▶ _SOURCE DATA_
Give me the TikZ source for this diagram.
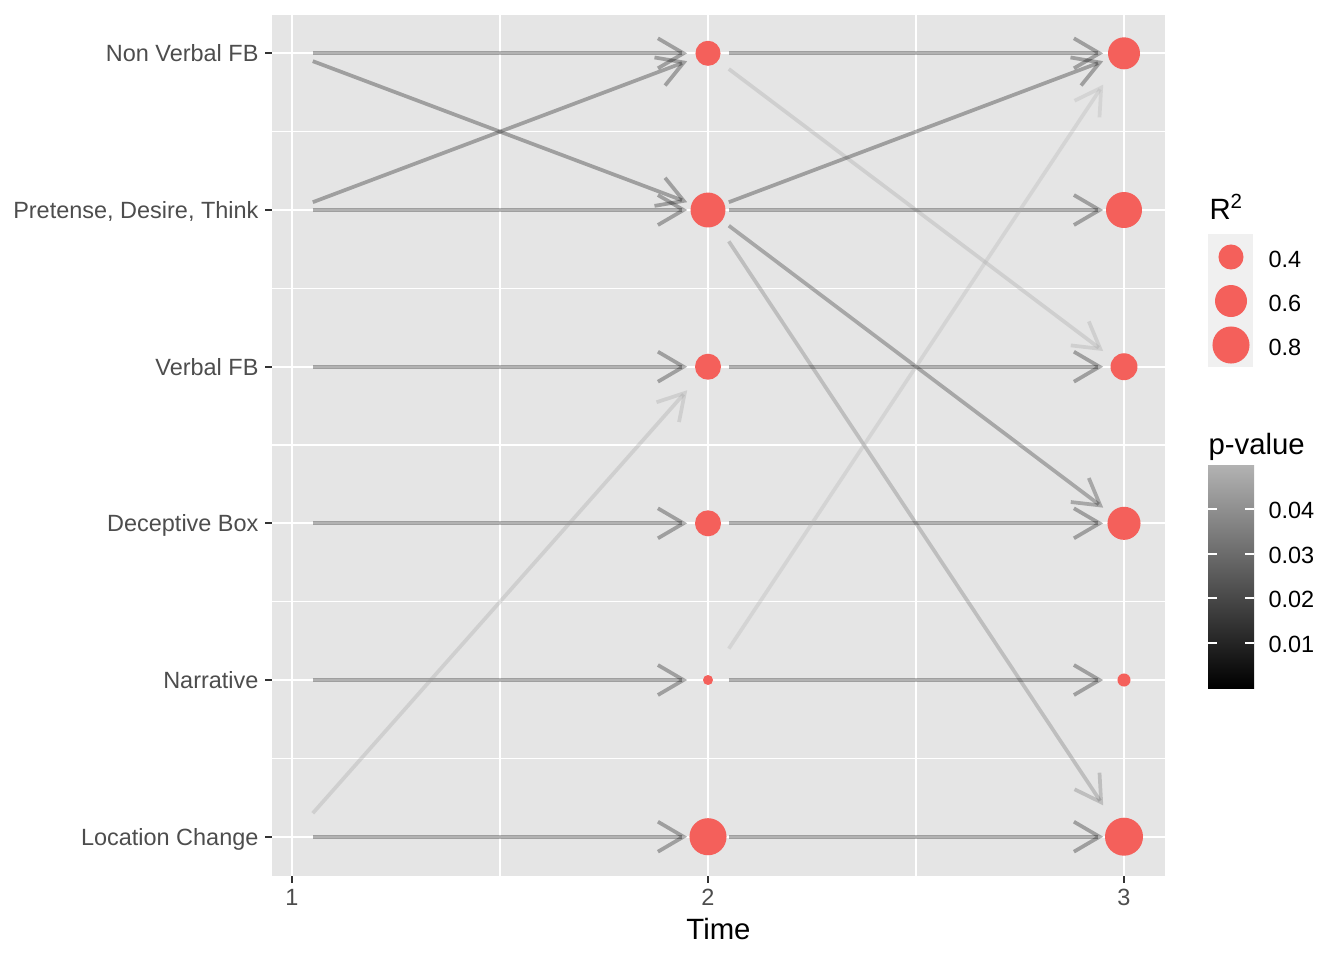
\documentclass[tikz,border=0pt]{standalone}
\usepackage{fontspec}
\setmainfont{Liberation Sans}
\usetikzlibrary{arrows.meta,calc}

\definecolor{panelgray}{HTML}{E5E5E5}
\definecolor{keygray}{HTML}{F0F0F0}
\definecolor{ptred}{HTML}{F4605B}
\definecolor{axisgray}{HTML}{4D4D4D}
\definecolor{tickgray}{HTML}{333333}

\tikzset{
  dot/.style={circle, fill=ptred, inner sep=0pt, minimum size=#1},
  arr/.style={draw=#1, draw opacity=.3, line width=1.4pt,
    -{Straight Barb[length=9.6pt,width=11.25pt]}},
  arr/.default=black,
  major/.style={white, line width=.85pt},
  minor/.style={white, line width=.45pt},
  tick/.style={tickgray, line width=.85pt},
  ylab/.style={anchor=base east, text=axisgray, inner sep=0pt, font=\fontsize{8.8}{10}\selectfont},
  xlab/.style={anchor=center, text=axisgray, inner sep=0pt, font=\fontsize{8.8}{10}\selectfont},
  title/.style={anchor=base west, inner sep=0pt, font=\fontsize{11}{13}\selectfont},
  keylab/.style={anchor=west, inner sep=0pt, font=\fontsize{8.8}{10}\selectfont}
}

\begin{document}
\begin{tikzpicture}[x=0.375pt, y=-0.375pt]
\useasboundingbox (0,0) rectangle (1344,960);

%Panel
\fill[panelgray] (272,15) rectangle (1165,876);
\foreach \y in {131.7,288.3,445,601.7,758.3} \draw[minor] (272,\y) -- (1165,\y);
\foreach \x in {500,916} \draw[minor] (\x,15) -- (\x,876);
\foreach \y in {53.3,210,366.7,523.3,680,836.7} \draw[major] (272,\y) -- (1165,\y);
\foreach \x in {292,708,1124} \draw[major] (\x,15) -- (\x,876);

%Axes
\foreach \y in {53.3,210,366.7,523.3,680,836.7} \draw[tick] (265,\y) -- (272,\y);
\foreach \x in {292,708,1124} \draw[tick] (\x,876) -- (\x,883);

\node[ylab] (labNV) at (259,61.8) {Non Verbal FB};
\node[ylab] (labPDT) at (259,218.5) {Pretense, Desire, Think};
\node[ylab] (labVFB) at (259,375.2) {Verbal FB};
\node[ylab] (labDB) at (259,531.8) {Deceptive Box};
\node[ylab] (labNar) at (259,688.5) {Narrative};
\node[ylab] (labLC) at (259,845.2) {Location Change};

\node[xlab] (labT1) at (292,897.5) {1};
\node[xlab] (labT2) at (708,897.5) {2};
\node[xlab] (labT3) at (1124,897.5) {3};
\node[title, anchor=base] (labTime) at (718.5,939) {Time};

%Nodes
\coordinate (nodeNV1) at (292,53.3);
\coordinate (nodePDT1) at (292,210);
\coordinate (nodeVFB1) at (292,366.7);
\coordinate (nodeDB1) at (292,523.3);
\coordinate (nodeNar1) at (292,680);
\coordinate (nodeLC1) at (292,836.7);

\node[dot=9.4pt] (nodeNV2) at (708,53.3) {};
\node[dot=13.1pt] (nodePDT2) at (708,210) {};
\node[dot=9.75pt] (nodeVFB2) at (708,366.7) {};
\node[dot=9.75pt] (nodeDB2) at (708,523.3) {};
\node[dot=3.75pt] (nodeNar2) at (708,680) {};
\node[dot=13.9pt] (nodeLC2) at (708,836.7) {};

\node[dot=12pt] (nodeNV3) at (1124,53.3) {};
\node[dot=13.5pt] (nodePDT3) at (1124,210) {};
\node[dot=10.1pt] (nodeVFB3) at (1124,366.7) {};
\node[dot=12.4pt] (nodeDB3) at (1124,523.3) {};
\node[dot=4.9pt] (nodeNar3) at (1124,680) {};
\node[dot=14.25pt] (nodeLC3) at (1124,836.7) {};

%Lines
\draw[arr] ($(nodeNV1)!.05!(nodeNV2)$) -- ($(nodeNV1)!.95!(nodeNV2)$);
\draw[arr] ($(nodeNV1)!.05!(nodePDT2)$) -- ($(nodeNV1)!.95!(nodePDT2)$);

\draw[arr] ($(nodePDT1)!.05!(nodeNV2)$) -- ($(nodePDT1)!.95!(nodeNV2)$);
\draw[arr] ($(nodePDT1)!.05!(nodePDT2)$) -- ($(nodePDT1)!.95!(nodePDT2)$);

\draw[arr] ($(nodeVFB1)!.05!(nodeVFB2)$) -- ($(nodeVFB1)!.95!(nodeVFB2)$);

\draw[arr] ($(nodeDB1)!.05!(nodeDB2)$) -- ($(nodeDB1)!.95!(nodeDB2)$);

\draw[arr] ($(nodeNar1)!.05!(nodeNar2)$) -- ($(nodeNar1)!.95!(nodeNar2)$);

\draw[arr=black!38] ($(nodeLC1)!.05!(nodeVFB2)$) -- ($(nodeLC1)!.95!(nodeVFB2)$);
\draw[arr] ($(nodeLC1)!.05!(nodeLC2)$) -- ($(nodeLC1)!.95!(nodeLC2)$);


\draw[arr] ($(nodeNV2)!.05!(nodeNV3)$) -- ($(nodeNV2)!.95!(nodeNV3)$);
\draw[arr=black!38] ($(nodeNV2)!.05!(nodeVFB3)$) -- ($(nodeNV2)!.95!(nodeVFB3)$);

\draw[arr] ($(nodePDT2)!.05!(nodeNV3)$) -- ($(nodePDT2)!.95!(nodeNV3)$);
\draw[arr] ($(nodePDT2)!.05!(nodePDT3)$) -- ($(nodePDT2)!.95!(nodePDT3)$);
\draw[arr=black!90] ($(nodePDT2)!.05!(nodeDB3)$) -- ($(nodePDT2)!.95!(nodeDB3)$);
\draw[arr=black!60] ($(nodePDT2)!.05!(nodeLC3)$) -- ($(nodePDT2)!.95!(nodeLC3)$);

\draw[arr] ($(nodeVFB2)!.05!(nodeVFB3)$) -- ($(nodeVFB2)!.95!(nodeVFB3)$);

\draw[arr] ($(nodeDB2)!.05!(nodeDB3)$) -- ($(nodeDB2)!.95!(nodeDB3)$);

\draw[arr=black!31] ($(nodeNar2)!.05!(nodeNV3)$) -- ($(nodeNar2)!.95!(nodeNV3)$);
\draw[arr] ($(nodeNar2)!.05!(nodeNar3)$) -- ($(nodeNar2)!.95!(nodeNar3)$);

\draw[arr] ($(nodeLC2)!.05!(nodeLC3)$) -- ($(nodeLC2)!.95!(nodeLC3)$);

%Legend: R^2
\node[title] (titleR) at (1209,219) {R\textsuperscript{2}};
\fill[keygray] (1208,234) rectangle (1253,367);
\node[dot=9.4pt] (keyA) at (1231,257) {};
\node[dot=12pt] (keyB) at (1231,301) {};
\node[dot=13.9pt] (keyC) at (1231,345) {};
\node[keylab] (labA) at (1268,259) {0.4};
\node[keylab] (labB) at (1268,303) {0.6};
\node[keylab] (labC) at (1268,347) {0.8};

%Legend: p-value
\node[title] (titleP) at (1208,454) {p-value};
\shade[top color=black!30, bottom color=black] (1208,465) rectangle (1254,688);
\foreach \y/\v in {509/0.04,554/0.03,598/0.02,643/0.01} {
  \draw[white, line width=.4pt] (1208,\y) -- (1217,\y) (1245,\y) -- (1254,\y);
  \node[keylab] at (1268,\y+1) {\v};
}
\end{tikzpicture}
\end{document}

▶ _WORK REQUIRED_
Up to and including the line containing "(\x,876) -- (\x,883);", repeat every line from the start of the data, but none of the pictures.

▶ _SOLUTION TO THIS PROBLEM_
Give me the TikZ source for this diagram.
\documentclass[tikz,border=0pt]{standalone}
\usepackage{fontspec}
\setmainfont{Liberation Sans}
\usetikzlibrary{arrows.meta,calc}

\definecolor{panelgray}{HTML}{E5E5E5}
\definecolor{keygray}{HTML}{F0F0F0}
\definecolor{ptred}{HTML}{F4605B}
\definecolor{axisgray}{HTML}{4D4D4D}
\definecolor{tickgray}{HTML}{333333}

\tikzset{
  dot/.style={circle, fill=ptred, inner sep=0pt, minimum size=#1},
  arr/.style={draw=#1, draw opacity=.3, line width=1.4pt,
    -{Straight Barb[length=9.6pt,width=11.25pt]}},
  arr/.default=black,
  major/.style={white, line width=.85pt},
  minor/.style={white, line width=.45pt},
  tick/.style={tickgray, line width=.85pt},
  ylab/.style={anchor=base east, text=axisgray, inner sep=0pt, font=\fontsize{8.8}{10}\selectfont},
  xlab/.style={anchor=center, text=axisgray, inner sep=0pt, font=\fontsize{8.8}{10}\selectfont},
  title/.style={anchor=base west, inner sep=0pt, font=\fontsize{11}{13}\selectfont},
  keylab/.style={anchor=west, inner sep=0pt, font=\fontsize{8.8}{10}\selectfont}
}

\begin{document}
\begin{tikzpicture}[x=0.375pt, y=-0.375pt]
\useasboundingbox (0,0) rectangle (1344,960);

%Panel
\fill[panelgray] (272,15) rectangle (1165,876);
\foreach \y in {131.7,288.3,445,601.7,758.3} \draw[minor] (272,\y) -- (1165,\y);
\foreach \x in {500,916} \draw[minor] (\x,15) -- (\x,876);
\foreach \y in {53.3,210,366.7,523.3,680,836.7} \draw[major] (272,\y) -- (1165,\y);
\foreach \x in {292,708,1124} \draw[major] (\x,15) -- (\x,876);

%Axes
\foreach \y in {53.3,210,366.7,523.3,680,836.7} \draw[tick] (265,\y) -- (272,\y);
\foreach \x in {292,708,1124} \draw[tick] (\x,876) -- (\x,883);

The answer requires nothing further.